The Worst of Lies








Some lies are worse than others. There are some lies actually try hard to ‘do good’ or prevent pain, (does my bum look big in this?…) while others only serve to wreak havoc and destruction.

Yesterday evening at our Yanchep community I was teaching around the subject of communion – such a significant and important part of our gathered experience as Christians – and I was reminded again how deep the lie of ‘unworthiness’ cuts.

‘I can’t take communion because I am not worthy…’

‘When I start to live a life that is Godly and pure, then I’ll come back to the table.’

‘I should let the communion bread and wine pass me by because I don’t deserve to participate’.

You’ve heard this stuff right?

Maybe you feel it.

And it’s such a common lie because it’s been peddled so hard over the years. We need to ‘examine ourselves’ and determine if we are ‘worthy to participate’. We need to earn our way back into ‘credit’ before we think about going anywhere near the communion table.

But its a lie… a lie… the worst of lies because the very place where we encounter forgiveness and grace and the love of a father welcoming us home is at this very table. We come because we are not worthy but because he has made us acceptable to God.

Everyone is welcome at this table no matter how screwed up they are. That’s good news! There is absolutely nothing good in the message that when you tidy your life up you can take a seat. In fact it’s the opposite of everything else the Bible teaches.

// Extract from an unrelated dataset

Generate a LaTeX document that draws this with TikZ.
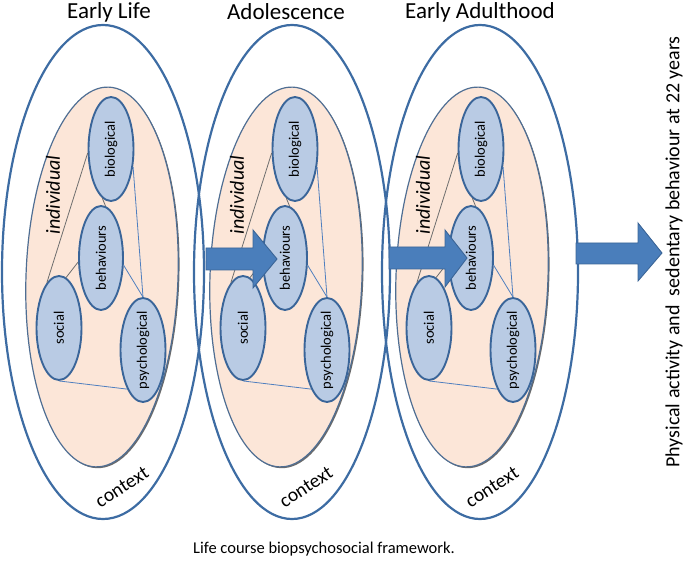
\documentclass[tikz,border=0pt]{standalone}
\usepackage{fontspec}
\setmainfont{Carlito}
\usetikzlibrary{shapes.geometric,shadows}
\definecolor{outerblue}{HTML}{3D6CA3}
\definecolor{innerline}{HTML}{4F6E93}
\definecolor{ellblue}{HTML}{3A6599}
\definecolor{ellfill}{HTML}{B9CBE4}
\definecolor{peach}{HTML}{FCE6D8}
\definecolor{arrowfill}{HTML}{4A7EBB}
\definecolor{arrowline}{HTML}{3B6597}
\definecolor{linkgray}{HTML}{6E6E6E}
\definecolor{linkblue}{HTML}{4F7FBF}
\definecolor{shadowgray}{HTML}{5A5A5A}
\tikzset{
  outerell/.style={ellipse, draw=outerblue, line width=2.2pt, inner sep=0pt},
  innerell/.style={ellipse, draw=innerline, line width=1.2pt, fill=peach, inner sep=0pt,
    minimum width=152pt, minimum height=380pt,
    drop shadow={shadow xshift=1.3pt, shadow yshift=-1.3pt, fill=shadowgray, opacity=0.9}},
  factor/.style={ellipse, draw=ellblue, line width=1.9pt, fill=ellfill, inner ysep=0pt,
    inner xsep=-6pt, minimum width=104pt, minimum height=45pt, rotate=90,
    font=\fontsize{14.5}{16}\selectfont},
  graylink/.style={draw=linkgray, line width=0.8pt},
  bluelink/.style={draw=linkblue, line width=0.8pt},
  stagetitle/.style={font=\fontsize{23}{26}\selectfont, inner sep=0pt},
  levellabel/.style={font=\fontsize{20}{23}\selectfont\itshape, inner sep=0pt, rotate=90},
  contextlabel/.style={font=\fontsize{19.5}{22}\selectfont, inner sep=0pt, rotate=33},
  blockarrow/.style={fill=arrowfill, draw=arrowline, line width=0.9pt, line join=miter},
}
\begin{document}
\begin{tikzpicture}[x=1pt,y=-1pt]
\useasboundingbox (0,0) rectangle (685,561);
\foreach \i/\dx/\ox/\orx in {1/0/103/202, 2/184/292/196, 3/370/480/196} {
  \node[outerell, minimum width=\orx pt, minimum height=494pt] (outer\i) at (\ox,272) {};
  \node[innerell, rotate=-2] (ind\i) at ({102+\dx},277) {};
  \node[factor] (bio\i) at ({111+\dx},149) {biological};
  \node[factor, minimum height=44pt] (beh\i) at ({101+\dx},258) {behaviours};
  \node[factor] (soc\i) at ({59+\dx},328) {social};
  \node[factor] (psy\i) at ({143+\dx},350) {psychological};
  \draw[graylink] (soc\i.15) -- (bio\i.100);
  \draw[graylink] (soc\i.-8) -- (beh\i.100);
  \draw[graylink] (bio\i.170) -- (beh\i.-5);
  \draw[bluelink] (bio\i.231) -- (psy\i.0);
  \draw[bluelink] (beh\i.252) -- (psy\i.0);
  \draw[bluelink] (soc\i.180) -- (psy\i.158);
  \node[levellabel] (indlab\i) at ({53+\dx},195) {individual};
  \node[contextlabel] (ctx\i) at ({122+\dx},487) {context};
}
\node[stagetitle] (t1) at (109,12) {Early Life};
\node[stagetitle] (t2) at (286,12) {Adolescence};
\node[stagetitle] (t3) at (480,12) {Early Adulthood};
\draw[blockarrow] (206,248) -- (253,248) -- (253,230) -- (277,259) -- (253,288) -- (253,270) -- (206,270) -- cycle;
\draw[blockarrow] (389,247) -- (445,247) -- (445,230) -- (467,258) -- (445,287) -- (445,269) -- (389,269) -- cycle;
\draw[blockarrow] (576,243) -- (638,243) -- (638,223) -- (662,253) -- (638,281) -- (638,264) -- (576,264) -- cycle;
\node[font=\fontsize{20}{23}\selectfont, rotate=90, inner sep=0pt] (outcome) at (674,252)
  {Physical activity and\ \ sedentary behaviour at 22 years};
\node[font=\fontsize{16.5}{19}\selectfont, inner sep=0pt] (caption) at (324,549)
  {Life course biopsychosocial framework.};
\end{tikzpicture}
\end{document}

Remember how context is everything when it comes to interpreting the Bible? Well when pulled out of context those verses sure do seem to say ‘examine yourself’ to which we add ‘and see if your behaviour stacks up’, and in our psyche we feel that this makes sense. Its’ how life works by and large – but it’s not how grace works.

And it’s not even close to what Paul is saying. This chapter in 1 Corinthians 11 concerns some people coming to the meal early and eating all the best food, and getting drunk on the wine, leaving only the crumbs and the cheap drinks for the poor or the slaves who had to work late.

20When you come together, it is not the Lord’s Supper you eat, 21for as you eat, each of you goes ahead without waiting for anybody else. One remains hungry, another gets drunk. 22Don’t you have homes to eat and drink in? Or do you despise the church of God and humiliate those who have nothing?


This is the context of his critique. It is not even remotely related to our moral stature before God. If it were then we all unworthy. We can never make ourselves ‘worthy’. Isn’t that the whole point of Jesus’ death and God’s forgiveness?

Paul goes on to describe the communion meal and then says:

 27Therefore, whoever eats the bread or drinks the cup of the Lord in an unworthy manner will be guilty of sinning against the body and blood of the Lord. 28A man ought to examine himself before he eats of the bread and drinks of the cup. 29For anyone who eats and drinks without recognising the body of the Lord eats and drinks judgment on himself. 30That is why many among you are weak and sick, and a number of you have fallen asleep. 31But if we judged ourselves, we would not come under judgment. 32When we are judged by the Lord, we are being disciplined so that we will not be condemned with the world. 33So then, my brothers,  when you come together to eat, wait for each other. 34If anyone is hungry, he should eat at home, so that when you meet together it may not result in judgment.

Wait for each other.

Wait for each other.

That’s when we eat and drink unworthily – when we fail to recognise the nature of Christian community and the injustice that gets done when we slight one another and push ahead. Waiting for one another matters to God – because it says we value one another as brothers and sisters. We love each other.

But wouldn’t it be a clever trick to make Christians think they are ‘unworthy’ to participate because of their sin? Wouldn’t it just mess with everything to keep people from experiencing grace and remembering that they are forgiven?

If you have bought this lie then hand it back and breathe in the truth – the good news that says you are acceptable to God because of Jesus’ death and his taking care of our sin.

How did we confuse that with the rich eating all the food?

Perhaps because it’s just the kind of lie that would devastate a community and cripple anyone from finding grace, forgiveness and joy.  It’s a clever ploy – but it’s a lie – the worst of lies.

Treat it as such and know your Father welcomes you no matter what state your life is in.